What’s the difference between a small hatchback built by Peugeot and one built by Volkswagen?
One unappreciated distinction is that the Volkswagen will retain its name when a new generation is introduced whereas the Peugeot won’t. The first Polo arrived in 1975 and you can still buy ‘a Polo’ today. Peugeot gave us the tiny 104 hatch in 1976 but, since then, the same basic recipe has variously gone by the numbers 205, 206, 207 and, most recently, 208. For the casual observer, that’s a bit confusing, and if you’re Peugeot, it’s not great for brand building.

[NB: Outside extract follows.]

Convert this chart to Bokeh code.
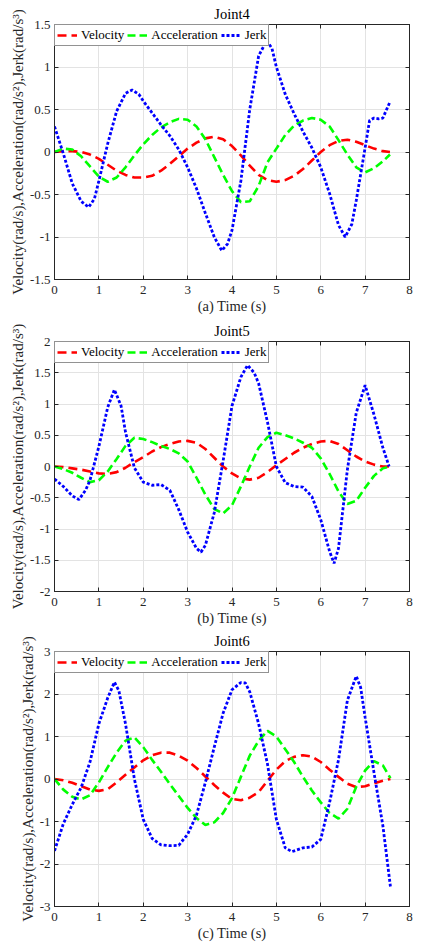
from bokeh.plotting import figure
from bokeh.models import Range1d, FixedTicker, LinearAxis
from bokeh.layouts import column
from bokeh.embed import file_html
from bokeh.resources import INLINE

FONT = "Liberation Serif"
RED, GREEN, BLUE = "#ff0000", "#00ff00", "#0000ff"
INK = "#262626"

X_TICKS = [0, 1, 2, 3, 4, 5, 6, 7, 8]
Y4_TICKS = [-1.5, -1, -0.5, 0, 0.5, 1, 1.5]
Y5_TICKS = [-2, -1.5, -1, -0.5, 0, 0.5, 1, 1.5, 2]
Y6_TICKS = [-3, -2, -1, 0, 1, 2, 3]
SERIES = ["Velocity", "Acceleration", "Jerk"]

# ---------------- Joint4 ----------------
T4 = [0, 0.2, 0.4, 0.6, 0.8, 1.0, 1.2, 1.4, 1.6, 1.8, 2.0, 2.2, 2.4, 2.6, 2.8, 3.0, 3.2, 3.4, 3.6, 3.8,
      4.0, 4.2, 4.4, 4.6, 4.8, 5.0, 5.2, 5.4, 5.6, 5.8, 6.0, 6.2, 6.4, 6.6, 6.8, 7.0, 7.2, 7.4, 7.56]
VEL4 = [0, 0.01, 0.01, 0.0, -0.03, -0.08, -0.15, -0.22, -0.27, -0.30, -0.30, -0.28, -0.22, -0.14, -0.05,
        0.04, 0.11, 0.16, 0.18, 0.15, 0.07, -0.04, -0.16, -0.27, -0.33, -0.35, -0.33, -0.28, -0.20, -0.10,
        0.0, 0.08, 0.13, 0.145, 0.12, 0.08, 0.04, 0.01, 0.0]
ACC4 = [0.0, 0.04, 0.03, -0.05, -0.17, -0.29, -0.35, -0.30, -0.18, -0.04, 0.09, 0.20, 0.29, 0.35, 0.39,
        0.38, 0.30, 0.15, -0.06, -0.27, -0.46, -0.59, -0.58, -0.40, -0.12, 0.04, 0.20, 0.31, 0.37, 0.40,
        0.38, 0.30, 0.14, -0.03, -0.18, -0.24, -0.19, -0.11, -0.03]
TJ4 = [0, 0.2, 0.4, 0.6, 0.77, 0.9, 1.0, 1.2, 1.4, 1.6, 1.75, 1.9, 2.0, 2.2, 2.4, 2.6, 2.8, 3.0, 3.2, 3.4,
       3.6, 3.77, 3.9, 4.0, 4.2, 4.4, 4.6, 4.78, 4.9, 5.0, 5.2, 5.4, 5.6, 5.8, 6.0, 6.2, 6.4, 6.55, 6.7,
       6.8, 7.0, 7.1, 7.2, 7.3, 7.4, 7.56]
JERK4 = [0.30, -0.02, -0.37, -0.58, -0.65, -0.55, -0.34, 0.10, 0.48, 0.69, 0.73, 0.68, 0.60, 0.46, 0.32,
         0.19, 0.03, -0.18, -0.43, -0.72, -1.00, -1.16, -1.08, -0.92, -0.34, 0.50, 1.13, 1.31, 1.22, 1.00,
         0.68, 0.45, 0.24, 0.05, -0.18, -0.49, -0.86, -1.00, -0.85, -0.57, 0.05, 0.37, 0.40, 0.39, 0.40, 0.59]

# ---------------- Joint5 ----------------
T5 = [0, 0.2, 0.4, 0.6, 0.8, 1.0, 1.2, 1.4, 1.6, 1.8, 2.0, 2.2, 2.4, 2.6, 2.8, 3.0, 3.2, 3.4, 3.6, 3.8,
      4.0, 4.2, 4.4, 4.6, 4.8, 5.0, 5.2, 5.4, 5.6, 5.8, 6.0, 6.2, 6.4, 6.6, 6.8, 7.0, 7.2, 7.4, 7.54]
VEL5 = [0, -0.01, -0.03, -0.05, -0.08, -0.11, -0.12, -0.09, -0.02, 0.07, 0.15, 0.24, 0.31, 0.36, 0.40,
        0.41, 0.38, 0.28, 0.14, 0.0, -0.11, -0.19, -0.21, -0.18, -0.09, 0.02, 0.12, 0.22, 0.30, 0.36,
        0.40, 0.41, 0.36, 0.26, 0.16, 0.08, 0.03, 0.0, 0.0]
ACC5 = [0.0, -0.04, -0.10, -0.18, -0.25, -0.22, -0.08, 0.12, 0.33, 0.46, 0.44, 0.39, 0.33, 0.28, 0.21,
        0.08, -0.18, -0.45, -0.68, -0.75, -0.62, -0.32, 0.0, 0.30, 0.47, 0.54, 0.50, 0.45, 0.38, 0.30,
        0.13, -0.12, -0.40, -0.60, -0.55, -0.34, -0.15, -0.03, 0.0]
TJ5 = [0, 0.2, 0.4, 0.55, 0.7, 0.8, 1.0, 1.2, 1.35, 1.5, 1.6, 1.8, 2.0, 2.2, 2.4, 2.6, 2.8, 3.0, 3.2, 3.3,
       3.4, 3.6, 3.8, 4.0, 4.2, 4.35, 4.5, 4.6, 4.8, 5.0, 5.2, 5.4, 5.6, 5.8, 6.0, 6.2, 6.3, 6.4, 6.6, 6.8,
       7.0, 7.2, 7.4, 7.54]
JERK5 = [-0.20, -0.32, -0.47, -0.53, -0.38, -0.22, 0.32, 0.95, 1.23, 0.97, 0.55, -0.02, -0.25, -0.30, -0.29,
         -0.38, -0.69, -1.05, -1.31, -1.37, -1.26, -0.74, 0.09, 0.97, 1.43, 1.62, 1.50, 1.33, 0.71, 0.0,
         -0.26, -0.32, -0.33, -0.48, -0.85, -1.36, -1.55, -1.31, -0.05, 0.86, 1.30, 0.83, 0.30, 0.0]

# ---------------- Joint6 ----------------
T6 = [0, 0.2, 0.4, 0.6, 0.8, 1.0, 1.2, 1.4, 1.6, 1.8, 2.0, 2.2, 2.4, 2.6, 2.8, 3.0, 3.2, 3.4, 3.6, 3.8,
      4.0, 4.2, 4.4, 4.6, 4.8, 5.0, 5.2, 5.4, 5.6, 5.8, 6.0, 6.2, 6.4, 6.6, 6.8, 7.0, 7.2, 7.4, 7.57]
VEL6 = [0, -0.03, -0.09, -0.17, -0.25, -0.28, -0.24, -0.08, 0.10, 0.27, 0.44, 0.56, 0.62, 0.62, 0.55,
        0.43, 0.26, 0.06, -0.14, -0.32, -0.47, -0.50, -0.44, -0.31, -0.04, 0.22, 0.42, 0.52, 0.56, 0.53,
        0.40, 0.22, 0.05, -0.11, -0.19, -0.17, -0.10, -0.04, 0.0]
ACC6 = [0, -0.25, -0.42, -0.48, -0.38, -0.08, 0.28, 0.62, 0.90, 0.98, 0.75, 0.45, 0.17, -0.12, -0.40,
        -0.68, -0.92, -1.08, -1.02, -0.80, -0.45, 0.05, 0.55, 0.90, 1.13, 1.00, 0.70, 0.40, 0.05, -0.27,
        -0.55, -0.80, -0.93, -0.70, -0.18, 0.20, 0.42, 0.32, 0.02]
TJ6 = [0, 0.2, 0.4, 0.6, 0.8, 1.0, 1.2, 1.35, 1.45, 1.6, 1.8, 2.0, 2.2, 2.4, 2.6, 2.8, 3.0, 3.2, 3.4, 3.6,
       3.8, 4.0, 4.2, 4.3, 4.4, 4.6, 4.8, 5.0, 5.2, 5.35, 5.6, 5.8, 6.0, 6.2, 6.4, 6.6, 6.8, 6.9, 7.0, 7.2,
       7.4, 7.57]
JERK6 = [-1.69, -1.05, -0.60, -0.20, 0.40, 1.30, 1.91, 2.28, 2.08, 1.30, 0.0, -0.95, -1.40, -1.55, -1.57,
         -1.56, -1.30, -0.85, -0.08, 0.75, 1.55, 2.10, 2.27, 2.26, 2.05, 1.30, 0.35, -0.95, -1.62, -1.71,
         -1.62, -1.60, -1.42, -0.55, 0.45, 1.85, 2.42, 2.15, 1.45, 0.15, -1.10, -2.53]

YLABEL = "Velocity(rad/s),Acceleration(rad/s\u00b2),Jerk(rad/s\u00b3)"


def fmt(v):
    return f"{v:g}"


def style_ticks(ax):
    ax.major_tick_in = 4
    ax.major_tick_out = 0
    ax.minor_tick_line_color = None
    ax.major_tick_line_color = INK
    ax.axis_line_color = INK


def panel(title, xlabel, yr, yticks, t, vel, acc, tj, jerk, height, bl, br, bt, bb):
    p = figure(width=423, height=height, x_range=Range1d(0, 8), y_range=Range1d(*yr),
               output_backend="svg", toolbar_location=None,
               min_border_left=bl, min_border_right=br, min_border_top=bt, min_border_bottom=bb,
               background_fill_color="white", border_fill_color="white")
    p.title.text = title
    p.title.align = "center"
    p.title.text_font = FONT
    p.title.text_font_size = "14.5px"
    p.title.text_font_style = "normal"
    p.title.text_color = "black"
    p.title.standoff = 5
    p.title.offset = 0

    p.line(t, vel, color=RED, line_width=2.6, line_dash="9 5", legend_label=SERIES[0])
    p.line(t, acc, color=GREEN, line_width=2.6, line_dash="8 4", legend_label=SERIES[1])
    p.line(tj, jerk, color=BLUE, line_width=2.8, line_dash="3 2", legend_label=SERIES[2])

    p.xaxis.ticker = FixedTicker(ticks=X_TICKS)
    p.xaxis.major_label_overrides = {v: fmt(v) for v in X_TICKS}
    p.yaxis.ticker = FixedTicker(ticks=yticks)
    p.yaxis.major_label_overrides = {v: fmt(v) for v in yticks}
    p.xaxis.axis_label = xlabel
    p.yaxis.axis_label = YLABEL
    for ax in (p.xaxis[0], p.yaxis[0]):
        style_ticks(ax)
        ax.major_label_text_font = FONT
        ax.major_label_text_font_size = "13px"
        ax.major_label_text_color = INK
        ax.axis_label_text_font = FONT
        ax.axis_label_text_font_style = "normal"
        ax.axis_label_text_color = INK
        ax.axis_label_standoff = 1
    p.xaxis.axis_label_text_font_size = "14.5px"
    p.yaxis.axis_label_text_font_size = "15px"
    p.xaxis.major_label_standoff = 6
    p.yaxis.major_label_standoff = 4

    # box ticks on the top and right edges (MATLAB "box on"), no labels there
    top = LinearAxis(ticker=FixedTicker(ticks=X_TICKS), major_label_text_font_size="0px",
                     major_label_text_color=None, major_label_standoff=0)
    right = LinearAxis(ticker=FixedTicker(ticks=yticks), major_label_text_font_size="0px",
                       major_label_text_color=None, major_label_standoff=0)
    for ax in (top, right):
        style_ticks(ax)
    p.add_layout(top, "above")
    p.add_layout(right, "right")

    p.xgrid.grid_line_color = "#e3e3e3"
    p.ygrid.grid_line_color = "#e3e3e3"
    p.outline_line_color = INK
    p.outline_line_alpha = 1

    lg = p.legend[0]
    lg.orientation = "horizontal"
    lg.location = "top_left"
    lg.margin = 0
    lg.padding = 2
    lg.spacing = 3
    lg.label_standoff = 4
    lg.glyph_width = 20
    lg.glyph_height = 14
    lg.label_height = 14
    lg.label_text_font = FONT
    lg.label_text_font_size = "13px"
    lg.label_text_color = "black"
    lg.border_line_color = INK
    lg.border_line_width = 1
    lg.background_fill_color = "white"
    lg.background_fill_alpha = 1
    return p


p4 = panel("Joint4", "(a) Time (s)", (-1.5, 1.5), Y4_TICKS, T4, VEL4, ACC4, TJ4, JERK4, 318, 54, 2, 24, 39)
p5 = panel("Joint5", "(b) Time (s)", (-2, 2), Y5_TICKS, T5, VEL5, ACC5, TJ5, JERK5, 310, 54, 0, 18, 36)
p6 = panel("Joint6", "(c) Time (s)", (-3, 3), Y6_TICKS, T6, VEL6, ACC6, TJ6, JERK6, 317, 41, 14, 23, 39)

layout = column(p4, p5, p6, spacing=0)
open("out.html", "w").write(file_html(layout, INLINE))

That’s why we now have another 208. Peugeot thinks continuity and familiarity might help its supermini better challenge the Ford Fiesta, Renault Clio and Polo, so the 208 moniker gets an encore, even though the car itself is almost entirely new, or at least heavily refreshed.
There’s a lot to get stuck into. The design is radically different from that of the outgoing model, which now looks meek by comparison. The new car is fractionally longer and wider but lower than before. It also gets aggressive-looking lighting cues and the windscreen has been slid back to create a longer snout and better-defined proportions. Higher-trim levels are then fitted with sleek, gloss-black wheel-arch extensions that tie in with a tail-light graphic stretching the entire width of the bootlid.
From the front, you might argue there’s a touch of Audi A1 going on but, from behind, the 208 looks like a masked superhero come to vanquish boring design in the B-segment. In the metal, it’s a very good-looking car, even though there’s no three-door option.
The engine line-up is less exciting but arguably more interesting. The overhauled 208 is the first supermini to offer petrol, diesel and pure-electric powertrain options all under one bodyshell – something enabled by the PSA Group’s new modular CMP platform for small cars.
Peugeot’s 1.2-litre Puretech three-cylinder petrol engine is offered in a trio of tunes ranging from 75bhp to 128bhp and you can also get an economical 99bhp 1.5-litre four-cylinder diesel or the 134bhp all-electric e-208 with its 211 miles of WLTP-certified range.
The platform is clever because whichever the engine or motor, it slots into the same structural nook, so all three versions can be built on the same production line. That matters because while only one in 20 buyers will go for diesel, Peugeot expects as many as one in five UK buyers to pick the electric e-208.